Bien sûr, le prix Mo Ibrahim n’a aucune valeur contraignante. Mais en aucun cas, il ne faut le discréditer. Car avec Mo Ibrahim, nous avons affaire à un homme résolument démocrate, engagé, sincère, honnête, un partisan dévoué de «la cause africaine».

Cela dit, Mo Ibrahim devra envisager la modernisation politique du continent dans une perspective plus large. L’opposition démocratique reste le centre de gravité de tout système politique moderne. Et, dans un Etat démocratique, la majorité et l’opposition se complètent réciproquement, dans l’intérêt supérieur du pays. A l’heure actuelle, vu que la démocratie continue de s’apparenter, pour nombre de chef d’Etat africains à une jonglerie avec les mots, Mo Ibrahim doit songer à «réorienter», «réaménager» certains aspects de son prix.

Pour ce faire, ce prix devrait contribuer à soutenir, encourager les oppositions africaines jugées « crédibles ». Elles manquent, en règle générale, d’argent, face à des systèmes ploutocratiques.

L’enjeu ici, consiste à «provoquer», sur le continent, des alternances politiques dignes de ce nom.

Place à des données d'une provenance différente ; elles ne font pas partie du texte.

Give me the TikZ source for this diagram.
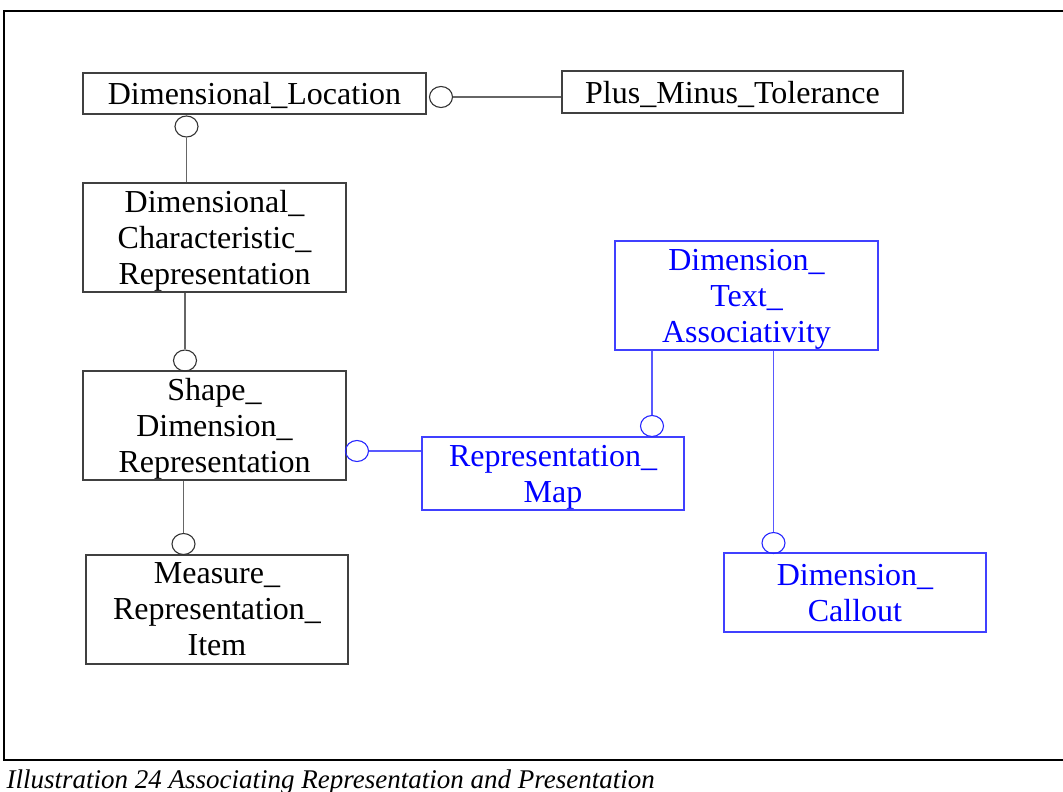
\documentclass[tikz,border=0pt]{standalone}
\usepackage{fontspec}
\setmainfont{Liberation Serif}
\usepackage{tikz}
\usetikzlibrary{positioning, shapes.geometric}
\tikzset{
    ent/.style={rectangle, draw=black!75, line width=1.3pt, inner sep=0pt, text depth=0pt, align=center, font=\fontsize{32}{36}\selectfont},
    pent/.style={rectangle, draw=blue!75, line width=1.3pt, inner sep=0pt, text depth=0pt, align=center, text=blue, font=\fontsize{32}{36}\selectfont},
    ring/.style={ellipse, draw=black!80, line width=1.1pt, inner sep=0pt, minimum width=23pt, minimum height=21pt},
    pring/.style={ellipse, draw=blue!85, line width=1.1pt, inner sep=0pt, minimum width=23pt, minimum height=21pt},
    link/.style={draw=black!60, line width=1.2pt},
    plink/.style={draw=blue!65, line width=1.2pt},
}

\begin{document}
\begin{tikzpicture}[x=1pt, y=-1pt]
            \useasboundingbox (0,0) rectangle (1063,792);
            \draw[line width=2pt] (1063,11) -- (4,11) -- (4,760) -- (1063,760);
            \node [anchor=base west, font=\fontsize{27}{30}\selectfont\itshape] (cap) at (3,788) {Illustration 24 Associating Representation and Presentation};
            % entities
            \node [ent, minimum width=343pt, minimum height=41pt] (dl) at (254.5,93.5) {Dimensional\_Location};
            \node [ent, minimum width=341pt, minimum height=42pt] (pmt) at (732.5,92) {Plus\_Minus\_Tolerance};
            \node [ent, minimum width=263pt, minimum height=109pt] (dcr) at (214.5,237.5) {Dimensional\_\\Characteristic\_\\Representation};
            \node [ent, minimum width=263pt, minimum height=109pt] (sdr) at (214.5,425.5) {Shape\_\\Dimension\_\\Representation};
            \node [ent, minimum width=262pt, minimum height=109pt] (mri) at (217,609.5) {Measure\_\\Representation\_\\Item};
            \node [pent, minimum width=262pt, minimum height=73pt] (rm) at (553,473.5) {Representation\_\\Map};
            \node [pent, minimum width=263pt, minimum height=109pt] (dta) at (746.5,295.5) {Dimension\_\\Text\_\\Associativity};
            \node [pent, minimum width=262pt, minimum height=79pt] (dc) at (855,592.5) {Dimension\_\\Callout};
            % rings
            \node [ring] (o0) at (441,97) {};
            \node [ring] (o1) at (186.5,126.5) {};
            \node [ring] (o2) at (185,360.5) {};
            \node [ring] (o3) at (183.5,544) {};
            \node [pring] (o4) at (357,451) {};
            \node [pring] (o5) at (652,426) {};
            \node [pring] (o6) at (773.5,543) {};
            % links
            \draw[link] (o0) -- (o0 -| pmt.west);
            \draw[link] (o1) -- (o1 |- dcr.north);
            \draw[link] (dcr.south -| o2) -- (o2);
            \draw[link] (sdr.south -| o3) -- (o3);
            \draw[plink] (o4) -- (o4 -| rm.west);
            \draw[plink] (dta.south -| o5) -- (o5);
            \draw[plink] (dta.south -| o6) -- (o6);
        \end{tikzpicture}
\end{document}
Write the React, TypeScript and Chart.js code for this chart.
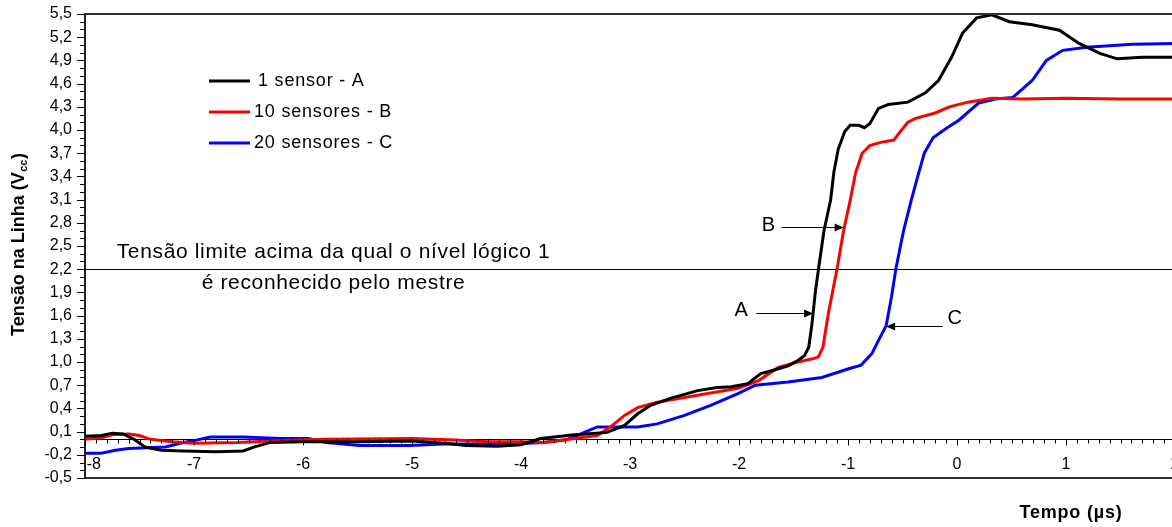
import { useEffect, useRef } from 'react';
import { Chart, registerables } from 'chart.js';

Chart.register(...registerables);

const FONT = '"Liberation Sans", Arial, Helvetica, sans-serif';

// ---- data -------------------------------------------------------------
const seriesLabels = ['1 sensor - A', '10 sensores - B', '20 sensores - C'];
const seriesColors = ['#000000', '#ff0000', '#0000ff'];

// [tempo (µs), tensão (V)]
const seriesA: [number, number][] = [
  [-8.0, 0.04], [-7.85, 0.05], [-7.75, 0.08], [-7.65, 0.07], [-7.55, 0.0], [-7.45, -0.1],
  [-7.3, -0.14], [-7.1, -0.15], [-6.8, -0.16], [-6.55, -0.15], [-6.45, -0.1], [-6.3, -0.04],
  [-6.0, -0.03], [-5.5, -0.03], [-5.0, -0.02], [-4.7, -0.05], [-4.5, -0.08], [-4.22, -0.09],
  [-4.0, -0.07], [-3.82, 0.01], [-3.51, 0.06], [-3.21, 0.09], [-3.05, 0.18], [-2.93, 0.33],
  [-2.81, 0.44], [-2.63, 0.53], [-2.38, 0.63], [-2.2, 0.67], [-2.07, 0.68], [-1.92, 0.72],
  [-1.8, 0.85], [-1.67, 0.9], [-1.55, 0.95], [-1.46, 1.02], [-1.4, 1.08], [-1.36, 1.19],
  [-1.33, 1.5], [-1.3, 1.9], [-1.27, 2.21], [-1.22, 2.7], [-1.16, 3.09], [-1.13, 3.45],
  [-1.09, 3.75], [-1.03, 3.98], [-0.98, 4.06], [-0.9, 4.06], [-0.85, 4.03], [-0.8, 4.08],
  [-0.72, 4.28], [-0.63, 4.33], [-0.45, 4.36], [-0.29, 4.48], [-0.17, 4.64], [-0.05, 4.94],
  [0.05, 5.25], [0.18, 5.45], [0.32, 5.49], [0.48, 5.4], [0.69, 5.36], [0.94, 5.29],
  [1.12, 5.12], [1.31, 4.99], [1.47, 4.92], [1.7, 4.94], [2.0, 4.94],
];

const seriesB: [number, number][] = [
  [-8.0, 0.0], [-7.85, 0.02], [-7.75, 0.06], [-7.6, 0.07], [-7.5, 0.05], [-7.4, 0.0],
  [-7.2, -0.03], [-7.0, -0.05], [-6.6, -0.04], [-6.3, -0.02], [-5.8, 0.0], [-5.0, 0.01],
  [-4.6, -0.01], [-4.3, -0.03], [-4.0, -0.03], [-3.8, -0.04], [-3.51, 0.01], [-3.3, 0.05],
  [-3.18, 0.16], [-3.05, 0.31], [-2.93, 0.41], [-2.75, 0.48], [-2.5, 0.54], [-2.22, 0.61],
  [-2.01, 0.66], [-1.82, 0.76], [-1.64, 0.93], [-1.46, 1.0], [-1.3, 1.05], [-1.27, 1.07],
  [-1.23, 1.19], [-1.18, 1.63], [-1.1, 2.21], [-1.04, 2.7], [-0.98, 3.09], [-0.93, 3.45],
  [-0.87, 3.7], [-0.8, 3.8], [-0.7, 3.84], [-0.58, 3.87], [-0.52, 3.98], [-0.45, 4.1],
  [-0.38, 4.15], [-0.2, 4.22], [-0.07, 4.3], [0.1, 4.36], [0.32, 4.41], [0.6, 4.4],
  [1.0, 4.41], [1.5, 4.4], [2.0, 4.4],
];

const seriesC: [number, number][] = [
  [-8.0, -0.18], [-7.85, -0.18], [-7.72, -0.14], [-7.6, -0.12], [-7.26, -0.1], [-7.1, -0.04],
  [-6.98, -0.01], [-6.85, 0.03], [-6.55, 0.03], [-6.2, 0.01], [-5.95, 0.01], [-5.79, -0.04],
  [-5.48, -0.08], [-5.02, -0.08], [-4.71, -0.06], [-4.1, -0.06], [-3.79, -0.04], [-3.6, -0.01],
  [-3.51, 0.03], [-3.42, 0.09], [-3.3, 0.16], [-3.1, 0.16], [-2.93, 0.16], [-2.75, 0.2],
  [-2.5, 0.31], [-2.26, 0.44], [-2.01, 0.59], [-1.85, 0.7], [-1.55, 0.74], [-1.24, 0.8],
  [-1.0, 0.91], [-0.88, 0.96], [-0.78, 1.11], [-0.72, 1.28], [-0.65, 1.47], [-0.6, 1.85],
  [-0.56, 2.21], [-0.49, 2.7], [-0.42, 3.09], [-0.36, 3.4], [-0.3, 3.7], [-0.22, 3.9],
  [-0.1, 4.02], [0.02, 4.13], [0.2, 4.35], [0.35, 4.4], [0.51, 4.42], [0.69, 4.64],
  [0.82, 4.9], [0.97, 5.03], [1.19, 5.07], [1.61, 5.11], [2.0, 5.12],
];

const xMin = -8;
const xMax = 2;
const xStep = 0.1;
const yMin = -0.5;
const yMax = 5.5;
const yStep = 0.1;
const yLabelEvery = 3;

const thresholdValue = 2.2;
const thresholdText = ['Tensão limite acima da qual o nível lógico 1', 'é reconhecido pelo mestre'];
const yTitleMain = 'Tensão na Linha (V';
const yTitleSub = 'cc';
const yTitleEnd = ')';
const xTitle = 'Tempo (µs)';

// arrow annotations: letter, letter position, arrow start, arrow tip (data coords)
const arrowLabels = ['A', 'B', 'C'];
const arrowTextAt: [number, number][] = [[-1.98, 1.66], [-1.73, 2.77], [-0.02, 1.56]];
const arrowFrom: [number, number][] = [[-1.84, 1.63], [-1.61, 2.75], [-0.13, 1.47]];
const arrowTo: [number, number][] = [[-1.32, 1.63], [-1.04, 2.75], [-0.65, 1.47]];

// ---- helpers -----------------------------------------------------------
const isInt = (v: number) => Math.abs(v - Math.round(v)) < 1e-6;
const isYMajor = (v: number) => Math.round((v - yMin) / yStep) % yLabelEvery === 0;

const overlay = {
  id: 'overlay',
  beforeDatasetsDraw(chart: any) {
    const { ctx, chartArea: a, scales } = chart;
    const y = scales.y;
    ctx.save();
    const ty = Math.round(y.getPixelForValue(thresholdValue)) + 0.5;
    ctx.strokeStyle = '#000';
    ctx.lineWidth = 1;
    ctx.beginPath();
    ctx.moveTo(a.left, ty);
    ctx.lineTo(a.right, ty);
    ctx.stroke();
    ctx.restore();
  },
  afterDraw(chart: any) {
    const { ctx, chartArea: a, scales } = chart;
    const x = scales.x;
    const y = scales.y;
    ctx.save();

    // frame top / bottom
    ctx.strokeStyle = '#303030';
    ctx.lineWidth = 2;
    ctx.beginPath();
    ctx.moveTo(a.left, a.top);
    ctx.lineTo(a.right, a.top);
    ctx.moveTo(a.left, a.bottom);
    ctx.lineTo(a.right, a.bottom);
    ctx.stroke();

    // tick marks
    ctx.strokeStyle = '#000';
    ctx.lineWidth = 1;
    ctx.beginPath();
    y.ticks.forEach((t: any) => {
      const py = Math.round(y.getPixelForValue(t.value)) + 0.5;
      const len = isYMajor(t.value) ? 8 : 5;
      ctx.moveTo(a.left - len, py);
      ctx.lineTo(a.left, py);
    });
    const y0 = Math.round(y.getPixelForValue(0)) + 0.5;
    x.ticks.forEach((t: any) => {
      const px = Math.round(x.getPixelForValue(t.value)) + 0.5;
      const len = isInt(t.value) ? 6 : 4;
      ctx.moveTo(px, y0);
      ctx.lineTo(px, y0 + len);
    });
    ctx.stroke();

    // legend
    const ds = chart.data.datasets;
    ctx.font = `18px ${FONT}`;
    (ctx as any).letterSpacing = '0.8px';
    ctx.textBaseline = 'middle';
    ctx.textAlign = 'left';
    ds.forEach((d: any, i: number) => {
      const ly = a.top + 67 + i * 31;
      ctx.strokeStyle = d.borderColor;
      ctx.lineWidth = 3;
      ctx.beginPath();
      ctx.moveTo(a.left + 124, ly);
      ctx.lineTo(a.left + 165, ly);
      ctx.stroke();
      ctx.fillStyle = '#000';
      ctx.fillText(d.label, a.left + (i === 0 ? 173 : 169), ly);
    });

    // threshold text (centred lines)
    ctx.font = `21px ${FONT}`;
    (ctx as any).letterSpacing = '0.65px';
    ctx.textBaseline = 'alphabetic';
    ctx.textAlign = 'center';
    ctx.fillStyle = '#000';
    const cx = x.getPixelForValue(-5.72);
    ctx.fillText(thresholdText[0], cx, y.getPixelForValue(2.34));
    ctx.fillText(thresholdText[1], cx, y.getPixelForValue(1.95));

    // arrows
    ctx.font = `20px ${FONT}`;
    (ctx as any).letterSpacing = '0px';
    ctx.textAlign = 'center';
    ctx.textBaseline = 'middle';
    arrowLabels.forEach((lab, i) => {
      const tx = x.getPixelForValue(arrowTextAt[i][0]);
      const tyy = y.getPixelForValue(arrowTextAt[i][1]);
      ctx.fillText(lab, tx, tyy);
      const fx = x.getPixelForValue(arrowFrom[i][0]);
      const fy = Math.round(y.getPixelForValue(arrowFrom[i][1])) + 0.5;
      const ex = x.getPixelForValue(arrowTo[i][0]);
      const dir = ex > fx ? 1 : -1;
      ctx.strokeStyle = '#000';
      ctx.lineWidth = 1;
      ctx.beginPath();
      ctx.moveTo(fx, fy);
      ctx.lineTo(ex - dir * 8, fy);
      ctx.stroke();
      ctx.beginPath();
      ctx.moveTo(ex, fy);
      ctx.lineTo(ex - dir * 9, fy - 4);
      ctx.lineTo(ex - dir * 9, fy + 4);
      ctx.closePath();
      ctx.fill();
    });

    // y title (rotated, with subscript)
    ctx.save();
    ctx.translate(17, 245);
    ctx.rotate(-Math.PI / 2);
    ctx.textAlign = 'left';
    ctx.textBaseline = 'alphabetic';
    ctx.font = `bold 18px ${FONT}`;
    const w1 = ctx.measureText(yTitleMain).width;
    const w3 = ctx.measureText(yTitleEnd).width;
    ctx.font = `bold 11px ${FONT}`;
    const w2 = ctx.measureText(yTitleSub).width;
    let sx = -(w1 + w2 + w3) / 2;
    ctx.font = `bold 18px ${FONT}`;
    ctx.fillText(yTitleMain, sx, 6.5);
    sx += w1;
    ctx.font = `bold 11px ${FONT}`;
    ctx.fillText(yTitleSub, sx + 0.5, 9.5);
    sx += w2 + 1;
    ctx.font = `bold 18px ${FONT}`;
    ctx.fillText(yTitleEnd, sx, 6.5);
    ctx.restore();

    // x title
    ctx.font = `bold 18px ${FONT}`;
    (ctx as any).letterSpacing = '0.8px';
    ctx.textAlign = 'center';
    ctx.textBaseline = 'alphabetic';
    ctx.fillText(xTitle, 1071, 518);
    (ctx as any).letterSpacing = '0px';

    ctx.restore();
  },
};

export default function App() {
  const ref = useRef<HTMLCanvasElement>(null);

  useEffect(() => {
    if (!ref.current) return;
    Chart.defaults.font.family = FONT;
    const series = [seriesA, seriesB, seriesC];
    const chart = new Chart(ref.current, {
      type: 'line',
      data: {
        datasets: series.map((s, i) => ({
          label: seriesLabels[i],
          data: s.map(([t, v]) => ({ x: t, y: v })),
          borderColor: seriesColors[i],
          backgroundColor: seriesColors[i],
          borderWidth: 3,
          pointRadius: 0,
          tension: 0,
          fill: false,
        })),
      },
      options: {
        animation: false,
        responsive: false,
        devicePixelRatio: 1,
        layout: { padding: { left: 0, top: 14, right: 9, bottom: 49 } },
        plugins: { legend: { display: false }, tooltip: { enabled: false } },
        scales: {
          x: {
            type: 'linear',
            min: xMin,
            max: xMax,
            position: { y: 0 } as any,
            afterFit: (s: any) => {
              s.paddingLeft = 0;
              s.paddingRight = 0;
            },
            grid: { display: false, drawTicks: false },
            border: { display: true, color: '#000', width: 1 },
            ticks: {
              stepSize: xStep,
              autoSkip: false,
              maxRotation: 0,
              minRotation: 0,
              padding: 16,
              color: '#000',
              font: { size: 16, family: FONT },
              callback: (v: any) => {
                const n = Number(v);
                if (!isInt(n)) return '';
                const s = String(Math.round(n));
                return Math.round(n) === xMin ? '\u0020\u0020\u0020\u0020' + s : s;
              },
            },
          },
          y: {
            type: 'linear',
            min: yMin,
            max: yMax,
            position: 'left',
            afterFit: (s: any) => {
              s.width = 85;
              s.paddingTop = 0;
              s.paddingBottom = 0;
            },
            grid: { display: false, drawTicks: false },
            border: { display: true, color: '#202020', width: 2 },
            ticks: {
              stepSize: yStep,
              autoSkip: false,
              padding: 13,
              color: '#000',
              font: { size: 16, family: FONT },
              callback: (v: any) => {
                const n = Number(v);
                return isYMajor(n) ? n.toFixed(1).replace('.', ',') : '';
              },
            },
          },
        },
      },
      plugins: [overlay],
    });
    return () => chart.destroy();
  }, []);

  return (
    <div
      style={{
        position: 'absolute',
        left: 0,
        top: 0,
        width: 1172,
        height: 527,
        overflow: 'hidden',
        background: '#fff',
      }}
    >
      <canvas ref={ref} width={1184} height={527} style={{ display: 'block', width: 1184, height: 527 }} />
    </div>
  );
}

Ainsi, dans leur noble combat, ces oppositions vont pouvoir exister, de manière libre et autonome, dans l’arène du combat politique.

Une telle réorientation du prix sera manifestement féconde et aura des conséquences pratiques sur l’avancée démocratique des sociétés africaines. Sur le sol africain, de nouvelles forces, issues des «sociétés civiles» sont apparues, avec lesquelles Mo Ibrahim devra désormais compter. Quoi qu’il en soit, il lui faudra trouver une meilleure solution, en tranchant ce nœud gordien qu’est le refus de la pratique de «l’alternance» par les chefs d’Etat africains.

Oui, le prix Mo Ibrahim a encore de beaux jours devant lui. Son initiateur ne doit, en aucun cas, renoncer à son juste et noble combat en faveur de la démocratique, encore moins, face à l’absence de lauréats, avouer, de façon prématurée, sa défaite. Et la grande rigueur qui caractérise les critères crédibilise indiscutablement le prix et honore Mo Ibrahim lui-même.